Back in the day.. .by which I mean about a decade ago (when I used to work a tone of the big search engines), we were approached by a Middle Eastern Country to come up with a web search engine which could be controlled so that content from specific sites on the web could be excluded and specific queries and queries about specific topics would return no results.
At the time, the consensus from our engineering team was that it was mostly pretty doable. The problem we had was that the customer wanted very strong guarantees that we’d stop everything, and back then we couldn’t guarantee that we would never show content on specific topics if that content was found indirectly. It had a pretty high “ick” factor too, so we passed on the opportunity.
It was thus with a feeling of being somewhat underwhelmed by recent announcements from Google and Bing that they would be implementing filters for the 13,000 plus queries which have been shown to link back to child pornography or pedophilia related sites. The announcement has been greeted with limited ballyhoo… but positive ballyhoo nonetheless. The fact really not commented on is that this is something they have had the engineering ability to do for at-least the last decade. No doubt the efficiency of the process has improved over the years, but there was absolutely nothing stopping them doing something very similar a long time ago.
In fairness, both Google and Bing have been responsive in taking down offending content when that content is reported to them… but it’s always been a proactive response. The root of this reticence (as is most things bad) is legal. The Digital Millennium Copyright act (amongst many other things) gave the search engines ‘safe harbor’ against being accused of copyright infringement for indexing content published on the web. A corollary to this argument was that Search Engines would loose this safe harbor if they could be accused of manually “editing” the index. The end result was that search engines (like my old one) steadfastly resisted doing anything other than make algorithmic changes which impact the entire index or only removed URLs when instructed to by a Judge. This thinking has ruled the world of web search ever since.

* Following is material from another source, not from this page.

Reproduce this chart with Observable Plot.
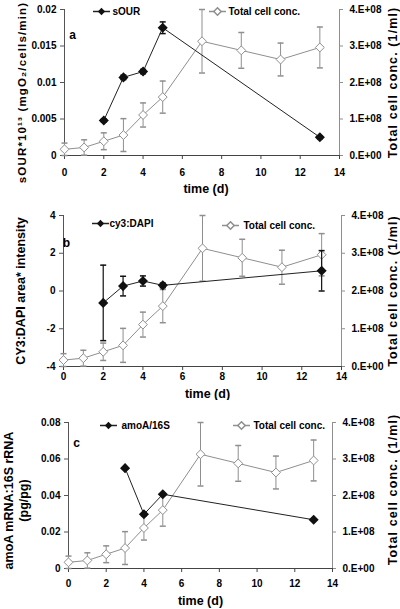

The recent furor around the issue of kiddie porn and search has been led by the Brits and is gaining traction over here. The changes just announced will likely calm that excitement at a cosmetic level, a couple of news cycles later it will be long forgotten… sadly, the problem won’t be. The folks into this toxic garbage don’t rely on search engines, rather pics are traded like baseball card between like minded “enthusiasts.” These changes might slow down the curious or beginners, but it won’t stop the hardcore… it’s too little and too late.